The value of i/(1-i) is  i (1+i)/{(1-i)(1+i)} =( i+i^2)/(1-i^2) = (i-1)/2, where i = sqrt(-1) and therefore i^2 = -1.

So the value of the number is (i-1)/2.

The value of i/(1+i) = i(1-i)/{(1+i)(1-i)} = (i-i^2)/ (1-i^2) = (i+1)/2

So the given two  numbers  are not equal as their diffrence = (i+1)/2 -(i-1)/2 = 1.

giorgiana1976 | Student

It is easy to notice that both, numerator and denominator, are complex numbers.
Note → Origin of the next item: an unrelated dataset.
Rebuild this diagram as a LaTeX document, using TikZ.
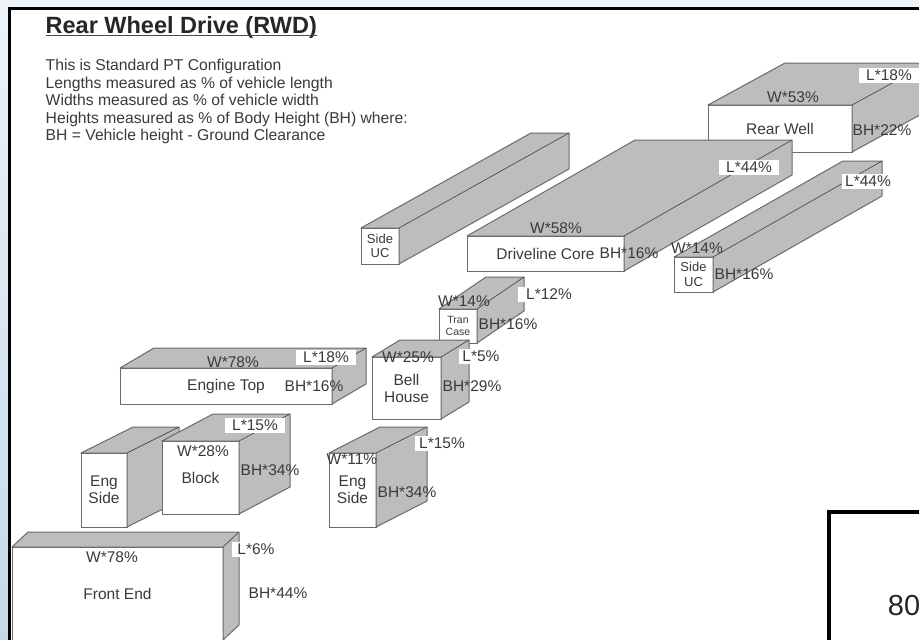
\documentclass[tikz,border=0pt]{standalone}
\usepackage{fontspec}
\setmainfont{Liberation Sans}
\usetikzlibrary{positioning,calc}

\definecolor{edgegray}{HTML}{6A6A6A}
\definecolor{facegray}{HTML}{BDBDBD}
\definecolor{inkgray}{HTML}{3A3A3A}
\definecolor{bgtop}{HTML}{EEF3F8}
\definecolor{bgbottom}{HTML}{C4D8EA}

% [font] name x y width height dx dy text
\newcommand{\partbox}[9][]{
	\node[part_front, anchor=north west, minimum width=#5pt, minimum height=#6pt, #1] (#2) at (#3,#4) {#9};
	\draw[part_side] (#2.north west) -- ++(#7,#8) -- ++(#5,0) -- ++(0,#6) -- (#2.south east) -- (#2.north east) -- cycle;
	\draw[part_edge] (#2.north east) -- ++(#7,#8);
}

\begin{document}
\begin{tikzpicture}[
		x=1pt, y=-1pt,
		part_front/.style={
			rectangle, draw=edgegray, fill=white, line width=1pt, inner sep=0pt, outer sep=0pt,
			text=inkgray, align=center, font=\fontsize{15.5}{17}\selectfont
		},
		part_side/.style={draw=edgegray, fill=facegray, line width=1pt, line join=round},
		part_edge/.style={draw=black!70, line width=0.7pt},
		dim_label/.style={text=inkgray, inner sep=0pt, font=\fontsize{15.5}{17}\selectfont},
		dim_white/.style={dim_label, fill=white, minimum height=15pt, inner xsep=3pt},
		note_text/.style={text=inkgray, inner sep=0pt, anchor=north west, align=left, font=\fontsize{15.7}{17.5}\selectfont}
		]
		\clip (0,0) rectangle (919,640);
		
		% --- SLIDE BACKGROUND ---
		\fill[white] (0,0) rectangle (919,640);
		\fill[bgtop] (0,0) rectangle (919,7);
		\shade[top color=bgtop, bottom color=bgbottom] (0,0) rectangle (8,640);
		\draw[black, line width=3pt] (9.5,641) |- (920,8);
		
		% --- TEXT BLOCK ---
		\node[inner sep=0pt, anchor=north west, text=black!85, font=\fontsize{23.5}{27}\selectfont\bfseries] (title) at (45.5,16) {Rear Wheel Drive (RWD)};
		\draw[black!70, line width=1pt] ([yshift=3pt]title.south west) -- ([yshift=3pt]title.south east);
		\node[note_text] (notes) at (45.5,59) {This is Standard PT Configuration\\Lengths measured as \% of vehicle length\\Widths measured as \% of vehicle width\\Heights measured as \% of Body Height (BH) where:\\BH = Vehicle height - Ground Clearance};
		
		% --- REAR TRACK ---
		\partbox{rear_well}{708}{105}{144}{47}{77}{-42}{Rear Well}
		\partbox{driveline}{467}{236}{157}{35}{168}{-96}{Driveline Core}
		\partbox[font=\fontsize{13}{14.5}\selectfont]{side_uc_r}{674}{257}{39}{35}{169}{-96}{Side\\UC}
		\partbox[font=\fontsize{13}{14.5}\selectfont]{side_uc_l}{361}{228}{38}{36}{170}{-95}{Side\\UC}
		
		% --- MIDDLE TRACK ---
		\partbox[font=\fontsize{10.5}{11.5}\selectfont]{tran_case}{439}{309}{38}{34}{47}{-32}{Tran\\Case}
		\partbox{bell_house}{372}{357}{69}{62}{28}{-17}{Bell\\House}
		\partbox{engine_top}{120}{368}{212}{36}{34}{-20}{Engine Top}
		
		% --- ENGINE AND FRONT TRACK ---
		\partbox{eng_side_l}{81}{453}{46}{74}{52}{-26}{Eng\\Side}
		\partbox{block}{162}{441}{77}{73}{51}{-27}{Block}
		\partbox{eng_side_r}{329}{453}{47}{74}{51}{-26}{Eng\\Side}
		\partbox{front_end}{12}{547}{211}{93}{16}{-15}{Front End}
		
		% --- DIMENSION LABELS ---
		\node[dim_white, minimum width=60pt] (rw_l) at (889,75) {L*18\%};
		\node[dim_label] (rw_w) at (793,97) {W*53\%};
		\node[dim_label] (rw_h) at (882,130) {BH*22\%};
		
		\node[dim_white, minimum width=60pt] (dc_l) at (749,167) {L*44\%};
		\node[dim_label] (dc_w) at (556,228) {W*58\%};
		\node[dim_label] (dc_h) at (629,253) {BH*16\%};
		
		\node[dim_white, minimum width=50pt] (su_l) at (868,181) {L*44\%};
		\node[dim_label] (su_w) at (697,248) {W*14\%};
		\node[dim_label] (su_h) at (744,274) {BH*16\%};
		
		\node[dim_label] (tc_w) at (464,301) {W*14\%};
		\node[dim_white, minimum width=62pt] (tc_l) at (549,294) {L*12\%};
		\node[dim_label] (tc_h) at (508,324) {BH*16\%};
		
		\node[dim_label] (bh_w) at (408,357) {W*25\%};
		\node[dim_white, minimum width=42pt] (bh_l) at (481,356) {L*5\%};
		\node[dim_label] (bh_h) at (472,386) {BH*29\%};
		
		\node[dim_label] (et_w) at (233,362) {W*78\%};
		\node[dim_white, minimum width=60pt] (et_l) at (326,357) {L*18\%};
		\node[dim_label] (et_h) at (314,386) {BH*16\%};
		
		\node[dim_label] (bk_w) at (203,451) {W*28\%};
		\node[dim_white, minimum width=60pt] (bk_l) at (255,425) {L*15\%};
		\node[dim_label] (bk_h) at (270,470) {BH*34\%};
		
		\node[dim_label] (es_w) at (352,459) {W*11\%};
		\node[dim_white, minimum width=55pt] (es_l) at (442,443) {L*15\%};
		\node[dim_label] (es_h) at (407,492) {BH*34\%};
		
		\node[dim_label] (fe_w) at (112,557) {W*78\%};
		\node[dim_white, minimum width=48pt] (fe_l) at (256,549) {L*6\%};
		\node[dim_label] (fe_h) at (278,593) {BH*44\%};
		
		% --- CUT-OFF BOX AT THE CORNER ---
		\node[draw=black, fill=white, line width=3.5pt, anchor=north west, minimum width=130pt, minimum height=150pt] (corner_box) at (827,510) {};
		\node[inner sep=0pt, text=black!85, font=\fontsize{29}{32}\selectfont] (corner_num) at (904,606) {80};
		
	\end{tikzpicture}
\end{document}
According to the rule, if we have a ratio which has at denominator a complex number, this one has to be multiplied with the conjugate of the complex number, which in this case is (1+i).

i/(1-i)=i*(1+i)/(1-i)*(1+i)

After opening the brackets and knowing from the theory of the complex number that i^2=-1, we'll get:

i/(1-i)=(i-1)/2

In the same way we'll calculate i/(1+i), having now as conjugate (1-i).

i/(1+i)=i*(1-i)/(1-i)*(1+i)

(i-i^2)/1-i^2

So, the number will be:

(i-i^2)/1-i^2=(i-1)/(1+1)=(i-1)/2

From both results we notice that: i/(1-i)=i/(1+i).